• [ENTRIES SUPPLIED]:
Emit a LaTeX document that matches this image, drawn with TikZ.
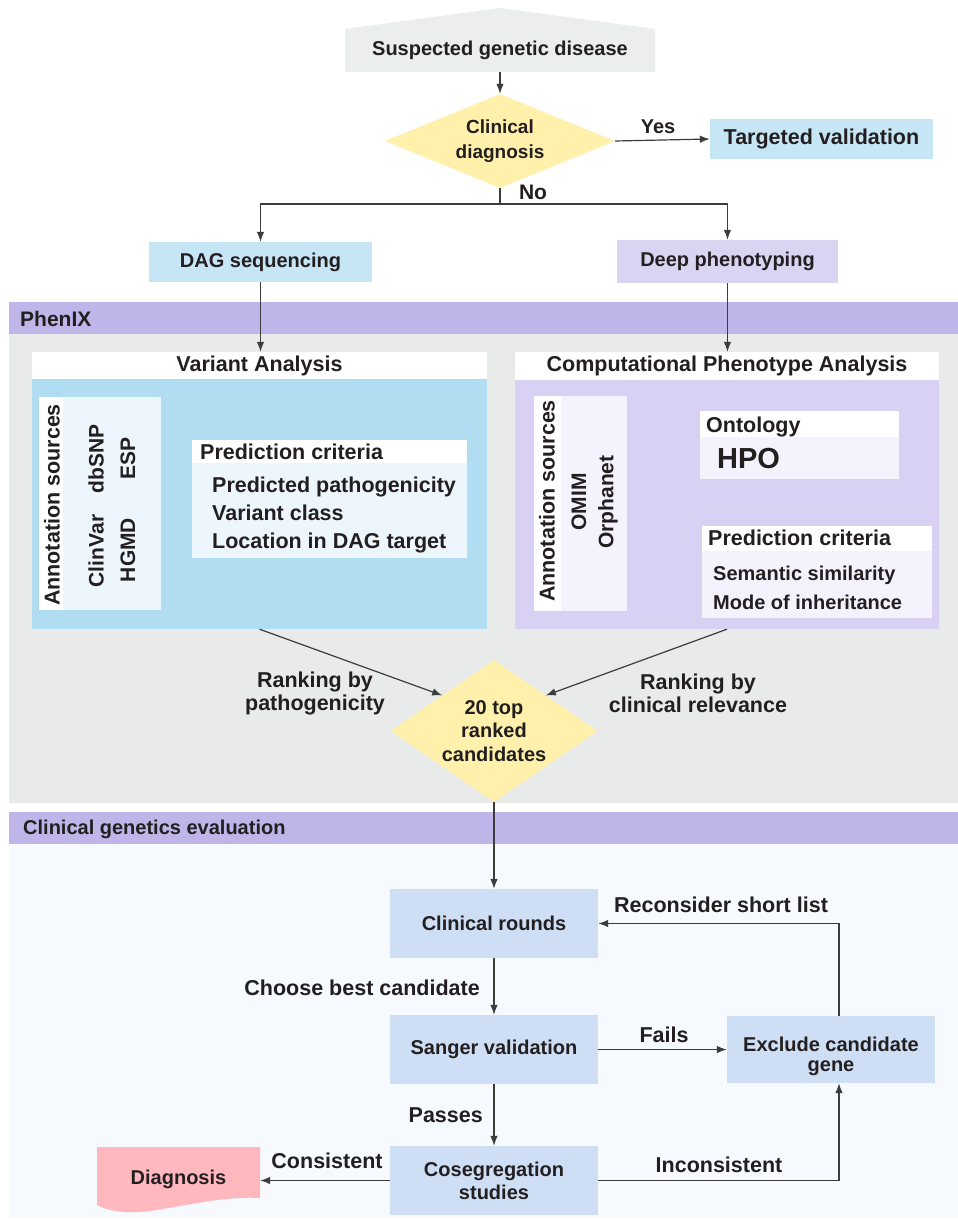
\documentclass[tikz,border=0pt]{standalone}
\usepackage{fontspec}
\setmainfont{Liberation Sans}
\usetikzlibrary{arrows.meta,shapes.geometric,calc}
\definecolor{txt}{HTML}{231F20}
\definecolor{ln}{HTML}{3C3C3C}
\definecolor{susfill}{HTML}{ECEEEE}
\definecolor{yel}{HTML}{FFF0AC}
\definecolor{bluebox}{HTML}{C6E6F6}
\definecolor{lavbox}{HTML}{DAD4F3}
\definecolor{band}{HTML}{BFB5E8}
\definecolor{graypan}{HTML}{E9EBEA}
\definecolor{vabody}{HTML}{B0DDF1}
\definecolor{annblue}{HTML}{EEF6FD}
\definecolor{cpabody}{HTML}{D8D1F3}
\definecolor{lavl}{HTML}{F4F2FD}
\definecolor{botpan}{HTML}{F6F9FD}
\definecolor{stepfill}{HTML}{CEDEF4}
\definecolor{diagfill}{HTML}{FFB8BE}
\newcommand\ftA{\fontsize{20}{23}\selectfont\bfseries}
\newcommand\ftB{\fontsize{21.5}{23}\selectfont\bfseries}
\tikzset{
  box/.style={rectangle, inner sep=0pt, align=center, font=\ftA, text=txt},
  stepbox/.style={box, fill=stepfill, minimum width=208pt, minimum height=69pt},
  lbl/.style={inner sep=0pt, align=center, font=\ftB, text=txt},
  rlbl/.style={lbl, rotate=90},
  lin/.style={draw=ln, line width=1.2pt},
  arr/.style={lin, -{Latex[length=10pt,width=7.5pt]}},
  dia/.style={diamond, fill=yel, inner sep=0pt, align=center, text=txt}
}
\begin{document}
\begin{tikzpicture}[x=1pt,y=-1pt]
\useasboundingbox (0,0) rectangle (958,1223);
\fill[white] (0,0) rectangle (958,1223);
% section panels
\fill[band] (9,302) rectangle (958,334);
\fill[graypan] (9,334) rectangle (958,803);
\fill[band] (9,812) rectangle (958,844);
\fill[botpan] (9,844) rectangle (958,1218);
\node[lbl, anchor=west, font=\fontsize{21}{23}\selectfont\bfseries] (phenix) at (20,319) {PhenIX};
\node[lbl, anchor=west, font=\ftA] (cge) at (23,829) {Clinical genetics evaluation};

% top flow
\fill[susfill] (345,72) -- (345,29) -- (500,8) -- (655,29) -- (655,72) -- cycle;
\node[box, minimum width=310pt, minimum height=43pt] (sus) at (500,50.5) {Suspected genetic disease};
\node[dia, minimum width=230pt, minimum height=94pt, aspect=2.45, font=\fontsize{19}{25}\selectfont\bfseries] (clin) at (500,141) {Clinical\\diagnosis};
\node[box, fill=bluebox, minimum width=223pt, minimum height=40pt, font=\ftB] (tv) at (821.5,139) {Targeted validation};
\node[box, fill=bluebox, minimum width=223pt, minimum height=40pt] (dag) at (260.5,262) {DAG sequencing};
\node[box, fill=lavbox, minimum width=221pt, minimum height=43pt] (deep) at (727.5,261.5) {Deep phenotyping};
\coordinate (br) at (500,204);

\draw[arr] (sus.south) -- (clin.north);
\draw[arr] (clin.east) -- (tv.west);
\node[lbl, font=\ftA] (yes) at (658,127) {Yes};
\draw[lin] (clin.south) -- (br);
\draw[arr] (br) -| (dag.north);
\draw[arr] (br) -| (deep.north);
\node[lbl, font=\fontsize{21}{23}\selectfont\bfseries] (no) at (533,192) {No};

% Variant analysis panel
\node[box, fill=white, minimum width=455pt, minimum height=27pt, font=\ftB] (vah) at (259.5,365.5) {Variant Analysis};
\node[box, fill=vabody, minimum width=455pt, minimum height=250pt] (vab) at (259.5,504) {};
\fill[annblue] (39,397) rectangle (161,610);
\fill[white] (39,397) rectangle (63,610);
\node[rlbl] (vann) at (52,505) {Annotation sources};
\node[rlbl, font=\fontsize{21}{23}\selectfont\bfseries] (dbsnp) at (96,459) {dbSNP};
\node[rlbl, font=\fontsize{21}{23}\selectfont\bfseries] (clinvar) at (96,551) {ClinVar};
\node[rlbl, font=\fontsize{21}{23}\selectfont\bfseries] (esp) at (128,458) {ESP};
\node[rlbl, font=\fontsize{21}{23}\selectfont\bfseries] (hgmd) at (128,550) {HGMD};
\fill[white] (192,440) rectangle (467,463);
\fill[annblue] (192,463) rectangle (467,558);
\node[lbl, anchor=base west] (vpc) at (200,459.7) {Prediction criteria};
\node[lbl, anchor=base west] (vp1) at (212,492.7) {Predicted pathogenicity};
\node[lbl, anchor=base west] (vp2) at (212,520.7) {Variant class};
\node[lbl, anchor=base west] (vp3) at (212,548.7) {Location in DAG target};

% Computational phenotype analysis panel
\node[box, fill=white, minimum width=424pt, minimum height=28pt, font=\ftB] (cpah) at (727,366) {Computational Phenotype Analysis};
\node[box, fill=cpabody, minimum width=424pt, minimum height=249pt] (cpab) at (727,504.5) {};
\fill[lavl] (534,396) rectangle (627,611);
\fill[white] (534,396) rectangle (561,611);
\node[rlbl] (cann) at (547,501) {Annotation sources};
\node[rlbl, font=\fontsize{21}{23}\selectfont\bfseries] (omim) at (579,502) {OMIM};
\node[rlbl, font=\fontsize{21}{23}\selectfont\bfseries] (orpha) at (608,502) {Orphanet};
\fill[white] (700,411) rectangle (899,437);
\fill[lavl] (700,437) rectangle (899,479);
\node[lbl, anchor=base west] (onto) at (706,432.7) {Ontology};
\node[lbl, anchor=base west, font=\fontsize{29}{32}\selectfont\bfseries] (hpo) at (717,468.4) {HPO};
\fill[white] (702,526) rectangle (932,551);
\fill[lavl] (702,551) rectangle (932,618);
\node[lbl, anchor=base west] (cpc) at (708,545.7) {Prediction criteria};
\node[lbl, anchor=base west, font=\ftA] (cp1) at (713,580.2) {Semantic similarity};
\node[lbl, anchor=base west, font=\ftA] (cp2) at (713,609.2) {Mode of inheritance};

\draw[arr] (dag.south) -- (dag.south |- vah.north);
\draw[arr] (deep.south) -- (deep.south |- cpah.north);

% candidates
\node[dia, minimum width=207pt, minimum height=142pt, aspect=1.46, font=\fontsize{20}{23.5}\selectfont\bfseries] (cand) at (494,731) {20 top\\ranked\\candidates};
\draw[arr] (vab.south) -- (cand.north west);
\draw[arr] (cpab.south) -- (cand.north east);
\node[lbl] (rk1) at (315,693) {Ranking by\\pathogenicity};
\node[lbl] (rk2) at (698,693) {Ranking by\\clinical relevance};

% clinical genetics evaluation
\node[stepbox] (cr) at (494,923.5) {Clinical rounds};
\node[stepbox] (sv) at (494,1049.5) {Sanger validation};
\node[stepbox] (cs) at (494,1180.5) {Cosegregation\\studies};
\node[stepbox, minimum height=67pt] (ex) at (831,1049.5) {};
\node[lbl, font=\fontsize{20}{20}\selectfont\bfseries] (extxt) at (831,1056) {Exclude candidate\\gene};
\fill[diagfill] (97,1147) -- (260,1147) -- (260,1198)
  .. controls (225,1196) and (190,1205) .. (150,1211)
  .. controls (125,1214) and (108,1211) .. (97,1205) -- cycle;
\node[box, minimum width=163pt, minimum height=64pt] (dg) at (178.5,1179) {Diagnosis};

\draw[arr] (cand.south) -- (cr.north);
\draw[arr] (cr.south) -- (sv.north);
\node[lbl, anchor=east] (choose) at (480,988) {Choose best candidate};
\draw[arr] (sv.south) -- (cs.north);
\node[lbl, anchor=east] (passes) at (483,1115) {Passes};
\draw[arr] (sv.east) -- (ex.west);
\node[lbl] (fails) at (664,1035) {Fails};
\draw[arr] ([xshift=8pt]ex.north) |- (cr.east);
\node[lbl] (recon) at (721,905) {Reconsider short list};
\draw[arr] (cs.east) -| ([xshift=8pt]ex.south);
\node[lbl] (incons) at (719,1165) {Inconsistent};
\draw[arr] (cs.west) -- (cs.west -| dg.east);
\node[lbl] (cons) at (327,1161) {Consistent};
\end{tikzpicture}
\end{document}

--

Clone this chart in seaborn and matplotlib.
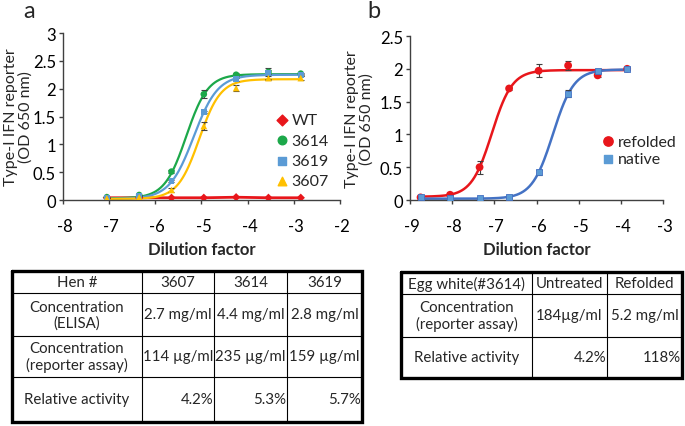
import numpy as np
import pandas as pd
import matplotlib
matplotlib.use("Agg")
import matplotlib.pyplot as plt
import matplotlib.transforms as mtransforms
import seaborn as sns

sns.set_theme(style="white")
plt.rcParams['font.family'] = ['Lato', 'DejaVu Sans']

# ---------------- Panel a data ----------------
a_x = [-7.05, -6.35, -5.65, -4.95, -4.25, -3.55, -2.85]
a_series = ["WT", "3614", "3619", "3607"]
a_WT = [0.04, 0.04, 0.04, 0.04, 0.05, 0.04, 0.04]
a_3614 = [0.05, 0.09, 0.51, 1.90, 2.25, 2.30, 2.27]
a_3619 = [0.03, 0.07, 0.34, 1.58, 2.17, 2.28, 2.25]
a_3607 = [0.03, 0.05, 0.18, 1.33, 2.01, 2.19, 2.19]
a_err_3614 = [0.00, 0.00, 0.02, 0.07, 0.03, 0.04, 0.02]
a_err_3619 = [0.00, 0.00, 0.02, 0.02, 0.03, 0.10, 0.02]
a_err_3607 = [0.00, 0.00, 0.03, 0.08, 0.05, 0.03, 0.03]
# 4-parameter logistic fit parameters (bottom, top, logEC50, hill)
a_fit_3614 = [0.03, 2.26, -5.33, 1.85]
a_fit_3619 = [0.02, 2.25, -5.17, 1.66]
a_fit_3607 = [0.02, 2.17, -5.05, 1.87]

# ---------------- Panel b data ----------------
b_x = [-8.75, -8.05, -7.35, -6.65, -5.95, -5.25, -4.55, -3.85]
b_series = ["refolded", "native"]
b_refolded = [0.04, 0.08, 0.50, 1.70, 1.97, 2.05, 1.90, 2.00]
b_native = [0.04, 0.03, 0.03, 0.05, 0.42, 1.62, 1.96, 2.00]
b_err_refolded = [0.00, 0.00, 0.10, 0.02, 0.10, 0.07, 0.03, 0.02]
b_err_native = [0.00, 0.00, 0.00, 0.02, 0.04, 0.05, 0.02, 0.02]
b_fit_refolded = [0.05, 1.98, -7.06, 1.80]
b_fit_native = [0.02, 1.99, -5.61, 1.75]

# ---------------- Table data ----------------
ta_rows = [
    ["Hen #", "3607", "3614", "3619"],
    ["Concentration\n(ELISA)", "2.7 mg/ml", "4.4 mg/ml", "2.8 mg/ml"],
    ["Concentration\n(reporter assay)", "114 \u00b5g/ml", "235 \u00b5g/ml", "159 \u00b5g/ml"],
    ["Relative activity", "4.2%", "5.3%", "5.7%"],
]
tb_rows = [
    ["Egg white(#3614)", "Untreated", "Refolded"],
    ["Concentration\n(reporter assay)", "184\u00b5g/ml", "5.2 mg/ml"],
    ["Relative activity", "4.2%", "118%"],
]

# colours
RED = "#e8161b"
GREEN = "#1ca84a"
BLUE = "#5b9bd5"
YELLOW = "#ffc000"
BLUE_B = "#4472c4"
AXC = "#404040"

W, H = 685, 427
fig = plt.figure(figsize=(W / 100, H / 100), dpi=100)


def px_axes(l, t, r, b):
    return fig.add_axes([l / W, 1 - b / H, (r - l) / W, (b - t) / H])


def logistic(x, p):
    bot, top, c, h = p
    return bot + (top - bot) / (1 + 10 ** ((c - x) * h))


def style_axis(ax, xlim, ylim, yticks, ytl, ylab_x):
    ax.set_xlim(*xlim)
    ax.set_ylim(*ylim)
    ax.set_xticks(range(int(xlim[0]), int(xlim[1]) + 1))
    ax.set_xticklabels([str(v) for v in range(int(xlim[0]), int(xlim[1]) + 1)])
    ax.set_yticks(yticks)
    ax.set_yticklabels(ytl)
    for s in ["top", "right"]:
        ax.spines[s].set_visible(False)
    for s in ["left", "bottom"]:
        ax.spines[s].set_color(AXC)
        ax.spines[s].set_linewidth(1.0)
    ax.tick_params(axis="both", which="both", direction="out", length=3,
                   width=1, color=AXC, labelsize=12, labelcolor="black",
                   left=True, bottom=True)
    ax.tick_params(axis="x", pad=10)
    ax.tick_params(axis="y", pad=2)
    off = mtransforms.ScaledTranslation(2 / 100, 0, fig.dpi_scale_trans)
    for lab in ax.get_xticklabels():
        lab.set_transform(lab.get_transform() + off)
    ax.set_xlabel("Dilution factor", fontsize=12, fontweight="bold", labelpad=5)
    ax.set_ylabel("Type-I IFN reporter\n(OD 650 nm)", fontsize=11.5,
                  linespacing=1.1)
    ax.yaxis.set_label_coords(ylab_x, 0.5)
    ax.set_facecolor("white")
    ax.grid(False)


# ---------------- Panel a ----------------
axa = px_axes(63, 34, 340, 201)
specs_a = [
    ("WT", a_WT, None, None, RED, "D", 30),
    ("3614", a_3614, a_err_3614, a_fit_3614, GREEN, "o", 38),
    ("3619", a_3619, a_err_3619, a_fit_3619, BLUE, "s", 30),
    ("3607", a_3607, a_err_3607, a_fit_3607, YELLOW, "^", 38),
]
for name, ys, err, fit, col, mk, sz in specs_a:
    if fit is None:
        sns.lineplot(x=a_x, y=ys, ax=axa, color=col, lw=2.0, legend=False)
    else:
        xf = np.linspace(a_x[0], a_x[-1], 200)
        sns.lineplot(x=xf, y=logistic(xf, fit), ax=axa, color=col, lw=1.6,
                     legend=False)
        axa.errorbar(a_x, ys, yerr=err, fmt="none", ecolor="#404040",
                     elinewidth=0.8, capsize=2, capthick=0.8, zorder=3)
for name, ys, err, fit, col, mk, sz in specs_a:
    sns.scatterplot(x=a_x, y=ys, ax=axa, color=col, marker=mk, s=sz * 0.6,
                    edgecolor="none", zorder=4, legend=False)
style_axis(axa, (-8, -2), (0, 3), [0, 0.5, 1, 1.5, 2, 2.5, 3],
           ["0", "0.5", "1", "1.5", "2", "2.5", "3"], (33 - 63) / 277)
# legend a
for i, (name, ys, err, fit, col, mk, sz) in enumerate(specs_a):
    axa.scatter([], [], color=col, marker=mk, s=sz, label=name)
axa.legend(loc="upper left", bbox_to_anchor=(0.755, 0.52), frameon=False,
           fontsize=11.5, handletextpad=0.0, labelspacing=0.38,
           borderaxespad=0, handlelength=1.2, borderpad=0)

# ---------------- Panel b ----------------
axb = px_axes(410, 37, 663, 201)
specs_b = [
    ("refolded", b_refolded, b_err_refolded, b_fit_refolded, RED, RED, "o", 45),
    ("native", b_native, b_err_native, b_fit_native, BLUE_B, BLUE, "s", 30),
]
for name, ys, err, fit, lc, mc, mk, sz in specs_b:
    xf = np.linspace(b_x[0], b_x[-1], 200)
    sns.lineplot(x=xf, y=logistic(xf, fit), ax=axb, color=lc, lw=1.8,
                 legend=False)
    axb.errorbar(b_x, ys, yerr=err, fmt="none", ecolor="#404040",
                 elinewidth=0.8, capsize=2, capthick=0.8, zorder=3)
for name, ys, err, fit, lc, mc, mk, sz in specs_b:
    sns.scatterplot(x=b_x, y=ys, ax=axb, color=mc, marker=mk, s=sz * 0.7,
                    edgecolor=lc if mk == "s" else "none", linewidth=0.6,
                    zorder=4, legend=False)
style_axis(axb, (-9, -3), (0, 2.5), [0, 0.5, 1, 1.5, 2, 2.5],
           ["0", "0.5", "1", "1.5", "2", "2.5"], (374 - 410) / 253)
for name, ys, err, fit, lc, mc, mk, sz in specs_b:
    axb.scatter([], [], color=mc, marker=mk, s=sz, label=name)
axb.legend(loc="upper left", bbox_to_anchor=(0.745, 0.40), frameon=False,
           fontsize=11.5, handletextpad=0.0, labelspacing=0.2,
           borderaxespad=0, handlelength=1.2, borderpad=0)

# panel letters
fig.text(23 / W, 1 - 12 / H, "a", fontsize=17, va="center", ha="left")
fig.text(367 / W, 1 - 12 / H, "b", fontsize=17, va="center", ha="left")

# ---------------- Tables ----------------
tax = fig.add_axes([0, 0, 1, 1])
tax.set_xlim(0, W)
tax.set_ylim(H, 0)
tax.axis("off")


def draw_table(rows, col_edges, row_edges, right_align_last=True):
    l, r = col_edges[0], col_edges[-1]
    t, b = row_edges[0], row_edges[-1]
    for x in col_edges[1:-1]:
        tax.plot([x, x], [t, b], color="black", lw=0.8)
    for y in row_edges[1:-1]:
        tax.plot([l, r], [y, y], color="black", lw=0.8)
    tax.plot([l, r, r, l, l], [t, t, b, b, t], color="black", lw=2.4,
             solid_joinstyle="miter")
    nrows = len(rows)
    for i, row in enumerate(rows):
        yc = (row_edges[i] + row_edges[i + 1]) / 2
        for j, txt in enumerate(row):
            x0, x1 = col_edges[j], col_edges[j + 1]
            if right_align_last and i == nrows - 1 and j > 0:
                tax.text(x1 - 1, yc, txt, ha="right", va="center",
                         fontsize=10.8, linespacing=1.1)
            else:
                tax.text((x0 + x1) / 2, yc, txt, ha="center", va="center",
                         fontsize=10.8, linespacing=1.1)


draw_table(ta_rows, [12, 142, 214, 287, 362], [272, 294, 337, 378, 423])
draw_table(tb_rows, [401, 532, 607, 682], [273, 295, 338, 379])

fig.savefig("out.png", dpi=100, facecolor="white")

• [REQUIREMENT]: How many lines in these records hold the string "matplotlib"? Reply with the number alone.

• [TASK RESPONSE]: 5